### Directions
Give back the full listing verbatim, apart from its images.

### Information provided

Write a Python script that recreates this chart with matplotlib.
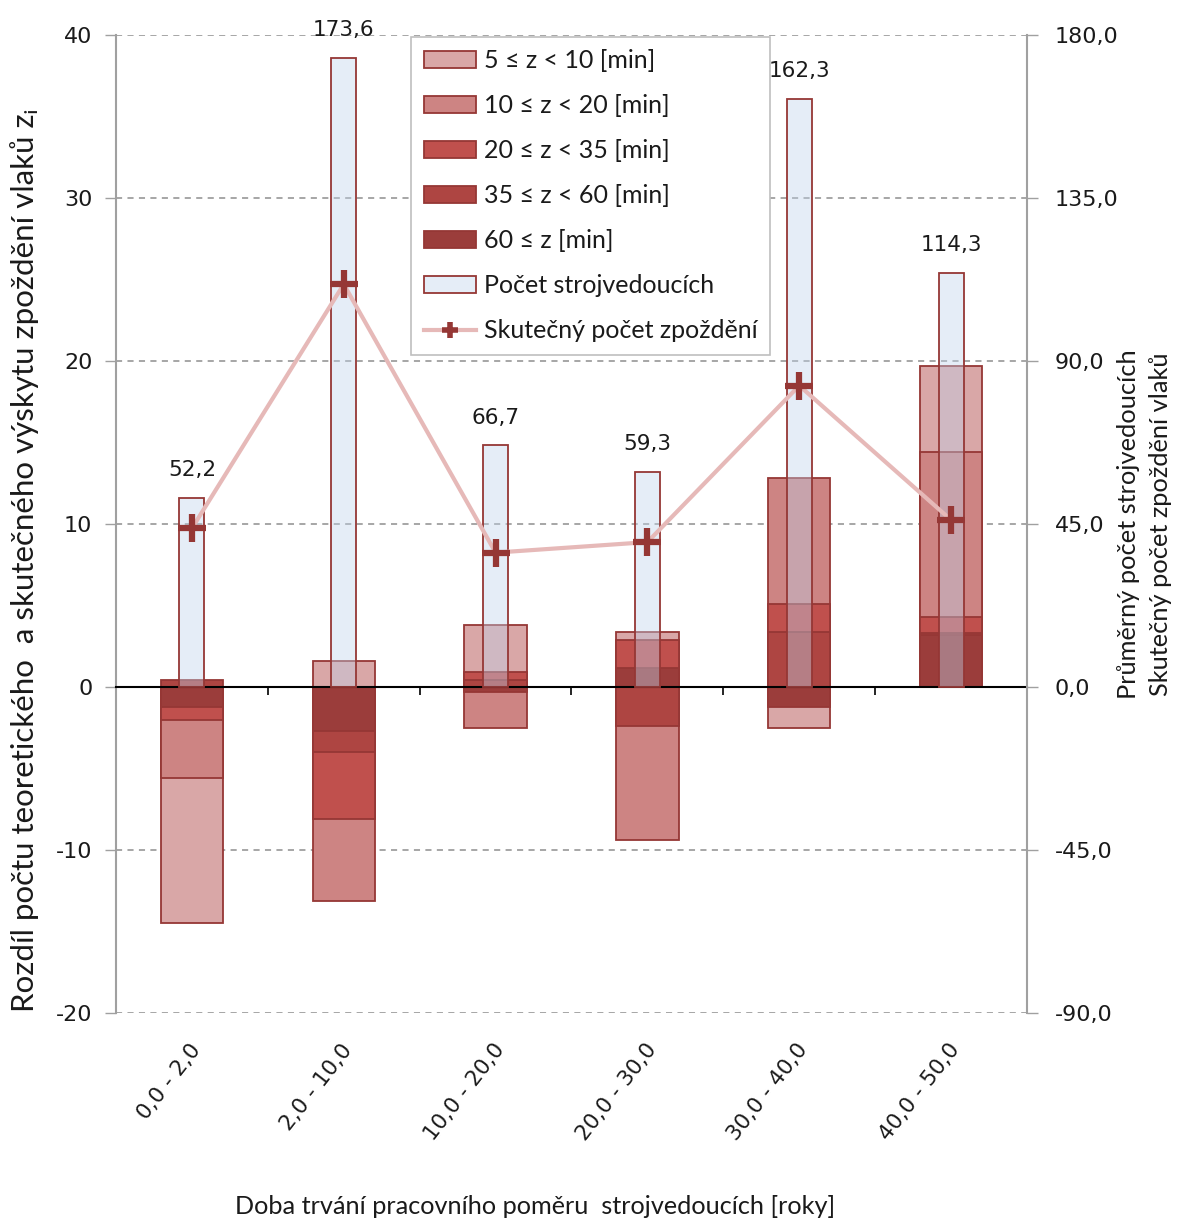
import matplotlib
matplotlib.use("Agg")
import matplotlib.pyplot as plt
import matplotlib.transforms as mtransforms
from matplotlib.colors import to_rgba
from matplotlib.patches import Patch
from matplotlib.lines import Line2D

# ---------------- data ----------------
categories = ["0,0 - 2,0", "2,0 - 10,0", "10,0 - 20,0", "20,0 - 30,0", "30,0 - 40,0", "40,0 - 50,0"]
d_5_10 = [-14.5, 1.6, 3.8, 3.4, -2.5, 19.7]
d_10_20 = [-5.6, -13.1, -2.5, -9.4, 12.8, 14.4]
d_20_35 = [-2.05, -8.1, 0.9, 2.9, 5.1, 4.3]
d_35_60 = [0.4, -4.0, 0.4, -2.4, 3.4, 3.3]
d_60 = [-1.2, -2.7, -0.3, 1.15, -1.2, 3.2]
drivers = [52.2, 173.6, 66.7, 59.3, 162.3, 114.3]
actual_delays = [43.8, 111.2, 37.1, 40.0, 83.2, 46.1]
left_ticks = [-20, -10, 0, 10, 20, 30, 40]
right_ticks = [-90, -45, 0, 45, 90, 135, 180]
series_labels = ["5 ≤ z < 10 [min]", "10 ≤ z < 20 [min]", "20 ≤ z < 35 [min]",
                 "35 ≤ z < 60 [min]", "60 ≤ z [min]"]
drivers_label = "Počet strojvedoucích"
line_label = "Skutečný počet zpoždění"

# ---------------- style ----------------
series_colors = ["#D9A7A7", "#CD8483", "#C0504D", "#AE4542", "#9B3D3B"]
edge = "#953735"
narrow_fill = to_rgba("#C0D4EB", 0.4)
line_col = "#E6B9B8"
txt = "#1a1a1a"
tfont = ["Lato", "DejaVu Sans"]

W, H = 1187, 1221
L, R, T, B = 116, 1027, 35, 1013
fig = plt.figure(figsize=(W / 100, H / 100), dpi=100)
ax = fig.add_axes([L / W, 1 - B / H, (R - L) / W, (B - T) / H])
ax2 = ax.twinx()

x = list(range(len(categories)))
series = [d_5_10, d_10_20, d_20_35, d_35_60, d_60]
for vals, col in zip(series, series_colors):
    ax.bar(x, vals, width=0.41, color=col, edgecolor=edge, linewidth=1.3, zorder=2)

ax.set_xlim(-0.5, len(categories) - 0.5)
ax.set_ylim(-20, 40)
ax2.set_ylim(-90, 180)

# narrow bars + line on secondary axis
ax2.bar(x, drivers, width=0.165, facecolor=narrow_fill, edgecolor=edge, linewidth=1.3, zorder=2)
ax2.plot(x, actual_delays, color=line_col, lw=3, marker="+", ms=20, mew=4.5,
         mec=edge, zorder=4)
for i, v in zip(x, drivers):
    ax2.annotate(f"{v:.1f}".replace(".", ","), xy=(i, v), xytext=(0, 20),
                 textcoords="offset points", ha="center", va="center",
                 fontsize=15.5, color=txt, annotation_clip=False)

# spines
for s in ["top", "right"]:
    ax.spines[s].set_visible(False)
ax.spines["left"].set_color("#A0A0A0")
ax.spines["left"].set_linewidth(1.5)
ax.spines["bottom"].set_position(("data", 0))
ax.spines["bottom"].set_color("black")
ax.spines["bottom"].set_linewidth(1.5)
for s in ["top", "bottom", "left"]:
    ax2.spines[s].set_visible(False)
ax2.spines["right"].set_color("#A0A0A0")
ax2.spines["right"].set_linewidth(1.5)

# ticks
ax.set_yticks(left_ticks)
ax.set_yticklabels([str(t) for t in left_ticks])
ax.tick_params(axis="y", direction="out", length=8, width=1, color="#A0A0A0",
               labelsize=16, pad=9, labelcolor=txt)
ax2.set_yticks(right_ticks)
ax2.set_yticklabels([f"{t:.1f}".replace(".", ",") for t in right_ticks])
ax2.tick_params(axis="y", direction="out", length=8, width=1, color="#A0A0A0",
                labelsize=16, pad=12, labelcolor=txt)
ax.set_xticks([])
ax.set_xticks([i + 0.5 for i in x[:-1]], minor=True)
ax.tick_params(axis="x", which="minor", direction="out", length=6, width=1.2, color="black")

# grid
ax.yaxis.grid(True, color="#8E8E8E", linestyle=(0, (4, 3.5)), linewidth=1.1)
ax.set_axisbelow(True)

# category labels
trans = mtransforms.blended_transform_factory(ax.transData, ax.transAxes)
for i, c in zip(x, categories):
    ax.text(i - 0.02, -0.0276, c, transform=trans, rotation=52, rotation_mode="anchor",
            ha="right", va="top", fontsize=15.5, color=txt)

# legend
handles = [Patch(facecolor=c, edgecolor=edge, linewidth=1.3) for c in series_colors]
handles.append(Patch(facecolor=narrow_fill, edgecolor=edge, linewidth=1.3))
handles.append(Line2D([], [], color=line_col, lw=3, marker="+", ms=12, mew=4, mec=edge))
labels = series_labels + [drivers_label, line_label]
leg = ax2.legend(handles, labels, loc="upper left", bbox_to_anchor=(0.324, 0.998),
                 borderaxespad=0, frameon=True, fancybox=False, edgecolor="#BFBFBF",
                 framealpha=1, handlelength=2.1, handleheight=0.68, labelspacing=0.88,
                 borderpad=0.5, handletextpad=0.3,
                 prop={"family": tfont, "size": 18})
leg.get_frame().set_linewidth(1.2)
for t in leg.get_texts():
    t.set_color(txt)

# axis titles
fig.text(25 / W, 1 - 560 / H, "Rozdíl počtu teoretického  a skutečného výskytu zpoždění vlaků zᵢ",
         rotation=90, ha="center", va="center", fontsize=22.5, family=tfont, color=txt)
fig.text(1128 / W, 1 - 524 / H, "Průměrný počet strojvedoucích",
         rotation=90, ha="center", va="center", fontsize=18.3, family=tfont, color=txt)
fig.text(1160 / W, 1 - 524 / H, "Skutečný počet zpoždění vlaků",
         rotation=90, ha="center", va="center", fontsize=18.3, family=tfont, color=txt)
fig.text(535 / W, 1 - 1207 / H, "Doba trvání pracovního poměru  strojvedoucích [roky]",
         ha="center", va="center", fontsize=18.2, family=tfont, color=txt)

fig.savefig("out.png", dpi=100)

### Worked solution
Write a Python script that recreates this chart with matplotlib.
import matplotlib
matplotlib.use("Agg")
import matplotlib.pyplot as plt
import matplotlib.transforms as mtransforms
from matplotlib.colors import to_rgba
from matplotlib.patches import Patch
from matplotlib.lines import Line2D

# ---------------- data ----------------
categories = ["0,0 - 2,0", "2,0 - 10,0", "10,0 - 20,0", "20,0 - 30,0", "30,0 - 40,0", "40,0 - 50,0"]
d_5_10 = [-14.5, 1.6, 3.8, 3.4, -2.5, 19.7]
d_10_20 = [-5.6, -13.1, -2.5, -9.4, 12.8, 14.4]
d_20_35 = [-2.05, -8.1, 0.9, 2.9, 5.1, 4.3]
d_35_60 = [0.4, -4.0, 0.4, -2.4, 3.4, 3.3]
d_60 = [-1.2, -2.7, -0.3, 1.15, -1.2, 3.2]
drivers = [52.2, 173.6, 66.7, 59.3, 162.3, 114.3]
actual_delays = [43.8, 111.2, 37.1, 40.0, 83.2, 46.1]
left_ticks = [-20, -10, 0, 10, 20, 30, 40]
right_ticks = [-90, -45, 0, 45, 90, 135, 180]
series_labels = ["5 ≤ z < 10 [min]", "10 ≤ z < 20 [min]", "20 ≤ z < 35 [min]",
                 "35 ≤ z < 60 [min]", "60 ≤ z [min]"]
drivers_label = "Počet strojvedoucích"
line_label = "Skutečný počet zpoždění"

# ---------------- style ----------------
series_colors = ["#D9A7A7", "#CD8483", "#C0504D", "#AE4542", "#9B3D3B"]
edge = "#953735"
narrow_fill = to_rgba("#C0D4EB", 0.4)
line_col = "#E6B9B8"
txt = "#1a1a1a"
tfont = ["Lato", "DejaVu Sans"]

W, H = 1187, 1221
L, R, T, B = 116, 1027, 35, 1013
fig = plt.figure(figsize=(W / 100, H / 100), dpi=100)
ax = fig.add_axes([L / W, 1 - B / H, (R - L) / W, (B - T) / H])
ax2 = ax.twinx()

x = list(range(len(categories)))
series = [d_5_10, d_10_20, d_20_35, d_35_60, d_60]
for vals, col in zip(series, series_colors):
    ax.bar(x, vals, width=0.41, color=col, edgecolor=edge, linewidth=1.3, zorder=2)

ax.set_xlim(-0.5, len(categories) - 0.5)
ax.set_ylim(-20, 40)
ax2.set_ylim(-90, 180)

# narrow bars + line on secondary axis
ax2.bar(x, drivers, width=0.165, facecolor=narrow_fill, edgecolor=edge, linewidth=1.3, zorder=2)
ax2.plot(x, actual_delays, color=line_col, lw=3, marker="+", ms=20, mew=4.5,
         mec=edge, zorder=4)
for i, v in zip(x, drivers):
    ax2.annotate(f"{v:.1f}".replace(".", ","), xy=(i, v), xytext=(0, 20),
                 textcoords="offset points", ha="center", va="center",
                 fontsize=15.5, color=txt, annotation_clip=False)

# spines
for s in ["top", "right"]:
    ax.spines[s].set_visible(False)
ax.spines["left"].set_color("#A0A0A0")
ax.spines["left"].set_linewidth(1.5)
ax.spines["bottom"].set_position(("data", 0))
ax.spines["bottom"].set_color("black")
ax.spines["bottom"].set_linewidth(1.5)
for s in ["top", "bottom", "left"]:
    ax2.spines[s].set_visible(False)
ax2.spines["right"].set_color("#A0A0A0")
ax2.spines["right"].set_linewidth(1.5)

# ticks
ax.set_yticks(left_ticks)
ax.set_yticklabels([str(t) for t in left_ticks])
ax.tick_params(axis="y", direction="out", length=8, width=1, color="#A0A0A0",
               labelsize=16, pad=9, labelcolor=txt)
ax2.set_yticks(right_ticks)
ax2.set_yticklabels([f"{t:.1f}".replace(".", ",") for t in right_ticks])
ax2.tick_params(axis="y", direction="out", length=8, width=1, color="#A0A0A0",
                labelsize=16, pad=12, labelcolor=txt)
ax.set_xticks([])
ax.set_xticks([i + 0.5 for i in x[:-1]], minor=True)
ax.tick_params(axis="x", which="minor", direction="out", length=6, width=1.2, color="black")

# grid
ax.yaxis.grid(True, color="#8E8E8E", linestyle=(0, (4, 3.5)), linewidth=1.1)
ax.set_axisbelow(True)

# category labels
trans = mtransforms.blended_transform_factory(ax.transData, ax.transAxes)
for i, c in zip(x, categories):
    ax.text(i - 0.02, -0.0276, c, transform=trans, rotation=52, rotation_mode="anchor",
            ha="right", va="top", fontsize=15.5, color=txt)

# legend
handles = [Patch(facecolor=c, edgecolor=edge, linewidth=1.3) for c in series_colors]
handles.append(Patch(facecolor=narrow_fill, edgecolor=edge, linewidth=1.3))
handles.append(Line2D([], [], color=line_col, lw=3, marker="+", ms=12, mew=4, mec=edge))
labels = series_labels + [drivers_label, line_label]
leg = ax2.legend(handles, labels, loc="upper left", bbox_to_anchor=(0.324, 0.998),
                 borderaxespad=0, frameon=True, fancybox=False, edgecolor="#BFBFBF",
                 framealpha=1, handlelength=2.1, handleheight=0.68, labelspacing=0.88,
                 borderpad=0.5, handletextpad=0.3,
                 prop={"family": tfont, "size": 18})
leg.get_frame().set_linewidth(1.2)
for t in leg.get_texts():
    t.set_color(txt)

# axis titles
fig.text(25 / W, 1 - 560 / H, "Rozdíl počtu teoretického  a skutečného výskytu zpoždění vlaků zᵢ",
         rotation=90, ha="center", va="center", fontsize=22.5, family=tfont, color=txt)
fig.text(1128 / W, 1 - 524 / H, "Průměrný počet strojvedoucích",
         rotation=90, ha="center", va="center", fontsize=18.3, family=tfont, color=txt)
fig.text(1160 / W, 1 - 524 / H, "Skutečný počet zpoždění vlaků",
         rotation=90, ha="center", va="center", fontsize=18.3, family=tfont, color=txt)
fig.text(535 / W, 1 - 1207 / H, "Doba trvání pracovního poměru  strojvedoucích [roky]",
         ha="center", va="center", fontsize=18.2, family=tfont, color=txt)

fig.savefig("out.png", dpi=100)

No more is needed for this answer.